Copy out the listing in full, exactly as written, but not its pictures.

════════════════

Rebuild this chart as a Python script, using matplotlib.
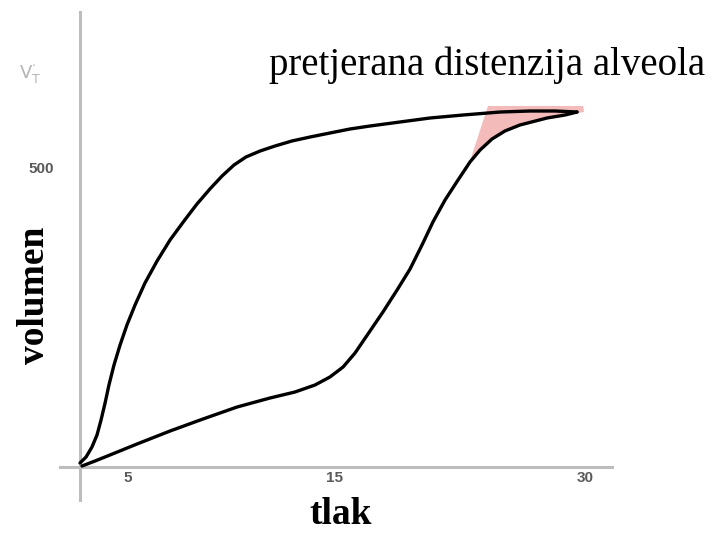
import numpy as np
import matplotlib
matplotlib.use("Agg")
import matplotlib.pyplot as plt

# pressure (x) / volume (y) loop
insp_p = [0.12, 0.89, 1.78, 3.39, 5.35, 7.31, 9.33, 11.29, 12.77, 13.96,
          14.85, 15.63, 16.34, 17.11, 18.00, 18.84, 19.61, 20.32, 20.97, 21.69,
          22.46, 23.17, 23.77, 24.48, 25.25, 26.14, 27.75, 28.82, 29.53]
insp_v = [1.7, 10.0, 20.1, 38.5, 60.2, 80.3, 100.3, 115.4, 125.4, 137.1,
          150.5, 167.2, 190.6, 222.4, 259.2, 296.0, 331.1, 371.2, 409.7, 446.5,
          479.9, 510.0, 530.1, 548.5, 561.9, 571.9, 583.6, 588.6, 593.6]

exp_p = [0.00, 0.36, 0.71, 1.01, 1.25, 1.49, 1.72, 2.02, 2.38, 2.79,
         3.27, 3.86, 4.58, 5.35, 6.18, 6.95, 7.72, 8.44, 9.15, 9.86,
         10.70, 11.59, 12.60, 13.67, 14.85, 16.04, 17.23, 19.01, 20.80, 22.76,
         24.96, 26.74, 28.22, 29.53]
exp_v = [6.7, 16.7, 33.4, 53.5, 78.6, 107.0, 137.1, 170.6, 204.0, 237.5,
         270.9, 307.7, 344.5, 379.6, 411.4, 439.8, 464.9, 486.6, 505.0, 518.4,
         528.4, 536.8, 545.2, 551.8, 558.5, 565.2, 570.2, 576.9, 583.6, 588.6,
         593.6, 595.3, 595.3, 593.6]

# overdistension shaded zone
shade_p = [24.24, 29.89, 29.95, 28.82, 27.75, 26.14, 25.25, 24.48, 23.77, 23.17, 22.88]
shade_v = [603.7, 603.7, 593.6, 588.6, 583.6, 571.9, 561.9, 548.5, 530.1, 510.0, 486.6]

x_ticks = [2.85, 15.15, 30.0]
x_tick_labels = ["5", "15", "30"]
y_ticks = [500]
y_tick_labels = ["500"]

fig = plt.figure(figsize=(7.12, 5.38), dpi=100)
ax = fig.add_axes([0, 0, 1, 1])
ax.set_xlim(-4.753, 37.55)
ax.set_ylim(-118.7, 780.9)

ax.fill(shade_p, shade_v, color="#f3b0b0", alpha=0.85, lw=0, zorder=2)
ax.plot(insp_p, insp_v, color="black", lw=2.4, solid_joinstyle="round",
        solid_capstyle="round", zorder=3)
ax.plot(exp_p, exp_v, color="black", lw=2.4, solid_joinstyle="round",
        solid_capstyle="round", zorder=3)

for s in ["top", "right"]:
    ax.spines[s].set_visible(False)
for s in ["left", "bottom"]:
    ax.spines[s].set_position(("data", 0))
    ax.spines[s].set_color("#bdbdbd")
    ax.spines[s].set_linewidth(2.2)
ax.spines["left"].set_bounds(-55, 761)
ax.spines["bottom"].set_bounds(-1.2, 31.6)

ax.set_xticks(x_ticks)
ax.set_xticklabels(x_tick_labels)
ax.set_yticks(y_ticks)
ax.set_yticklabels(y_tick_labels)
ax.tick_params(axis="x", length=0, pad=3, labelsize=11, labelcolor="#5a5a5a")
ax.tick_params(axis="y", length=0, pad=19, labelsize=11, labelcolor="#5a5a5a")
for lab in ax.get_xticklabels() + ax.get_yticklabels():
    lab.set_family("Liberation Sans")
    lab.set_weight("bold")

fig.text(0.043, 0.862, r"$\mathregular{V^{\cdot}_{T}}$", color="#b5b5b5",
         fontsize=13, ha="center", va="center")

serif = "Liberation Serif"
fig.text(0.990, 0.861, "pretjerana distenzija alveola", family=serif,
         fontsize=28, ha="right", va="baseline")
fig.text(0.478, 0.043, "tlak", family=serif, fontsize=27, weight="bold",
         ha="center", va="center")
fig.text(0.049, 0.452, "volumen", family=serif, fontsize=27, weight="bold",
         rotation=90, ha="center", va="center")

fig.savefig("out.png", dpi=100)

════════════════

TASK RESULT –
Rebuild this chart as a Python script, using matplotlib.
import numpy as np
import matplotlib
matplotlib.use("Agg")
import matplotlib.pyplot as plt

# pressure (x) / volume (y) loop
insp_p = [0.12, 0.89, 1.78, 3.39, 5.35, 7.31, 9.33, 11.29, 12.77, 13.96,
          14.85, 15.63, 16.34, 17.11, 18.00, 18.84, 19.61, 20.32, 20.97, 21.69,
          22.46, 23.17, 23.77, 24.48, 25.25, 26.14, 27.75, 28.82, 29.53]
insp_v = [1.7, 10.0, 20.1, 38.5, 60.2, 80.3, 100.3, 115.4, 125.4, 137.1,
          150.5, 167.2, 190.6, 222.4, 259.2, 296.0, 331.1, 371.2, 409.7, 446.5,
          479.9, 510.0, 530.1, 548.5, 561.9, 571.9, 583.6, 588.6, 593.6]

exp_p = [0.00, 0.36, 0.71, 1.01, 1.25, 1.49, 1.72, 2.02, 2.38, 2.79,
         3.27, 3.86, 4.58, 5.35, 6.18, 6.95, 7.72, 8.44, 9.15, 9.86,
         10.70, 11.59, 12.60, 13.67, 14.85, 16.04, 17.23, 19.01, 20.80, 22.76,
         24.96, 26.74, 28.22, 29.53]
exp_v = [6.7, 16.7, 33.4, 53.5, 78.6, 107.0, 137.1, 170.6, 204.0, 237.5,
         270.9, 307.7, 344.5, 379.6, 411.4, 439.8, 464.9, 486.6, 505.0, 518.4,
         528.4, 536.8, 545.2, 551.8, 558.5, 565.2, 570.2, 576.9, 583.6, 588.6,
         593.6, 595.3, 595.3, 593.6]

# overdistension shaded zone
shade_p = [24.24, 29.89, 29.95, 28.82, 27.75, 26.14, 25.25, 24.48, 23.77, 23.17, 22.88]
shade_v = [603.7, 603.7, 593.6, 588.6, 583.6, 571.9, 561.9, 548.5, 530.1, 510.0, 486.6]

x_ticks = [2.85, 15.15, 30.0]
x_tick_labels = ["5", "15", "30"]
y_ticks = [500]
y_tick_labels = ["500"]

fig = plt.figure(figsize=(7.12, 5.38), dpi=100)
ax = fig.add_axes([0, 0, 1, 1])
ax.set_xlim(-4.753, 37.55)
ax.set_ylim(-118.7, 780.9)

ax.fill(shade_p, shade_v, color="#f3b0b0", alpha=0.85, lw=0, zorder=2)
ax.plot(insp_p, insp_v, color="black", lw=2.4, solid_joinstyle="round",
        solid_capstyle="round", zorder=3)
ax.plot(exp_p, exp_v, color="black", lw=2.4, solid_joinstyle="round",
        solid_capstyle="round", zorder=3)

for s in ["top", "right"]:
    ax.spines[s].set_visible(False)
for s in ["left", "bottom"]:
    ax.spines[s].set_position(("data", 0))
    ax.spines[s].set_color("#bdbdbd")
    ax.spines[s].set_linewidth(2.2)
ax.spines["left"].set_bounds(-55, 761)
ax.spines["bottom"].set_bounds(-1.2, 31.6)

ax.set_xticks(x_ticks)
ax.set_xticklabels(x_tick_labels)
ax.set_yticks(y_ticks)
ax.set_yticklabels(y_tick_labels)
ax.tick_params(axis="x", length=0, pad=3, labelsize=11, labelcolor="#5a5a5a")
ax.tick_params(axis="y", length=0, pad=19, labelsize=11, labelcolor="#5a5a5a")
for lab in ax.get_xticklabels() + ax.get_yticklabels():
    lab.set_family("Liberation Sans")
    lab.set_weight("bold")

fig.text(0.043, 0.862, r"$\mathregular{V^{\cdot}_{T}}$", color="#b5b5b5",
         fontsize=13, ha="center", va="center")

serif = "Liberation Serif"
fig.text(0.990, 0.861, "pretjerana distenzija alveola", family=serif,
         fontsize=28, ha="right", va="baseline")
fig.text(0.478, 0.043, "tlak", family=serif, fontsize=27, weight="bold",
         ha="center", va="center")
fig.text(0.049, 0.452, "volumen", family=serif, fontsize=27, weight="bold",
         rotation=90, ha="center", va="center")

fig.savefig("out.png", dpi=100)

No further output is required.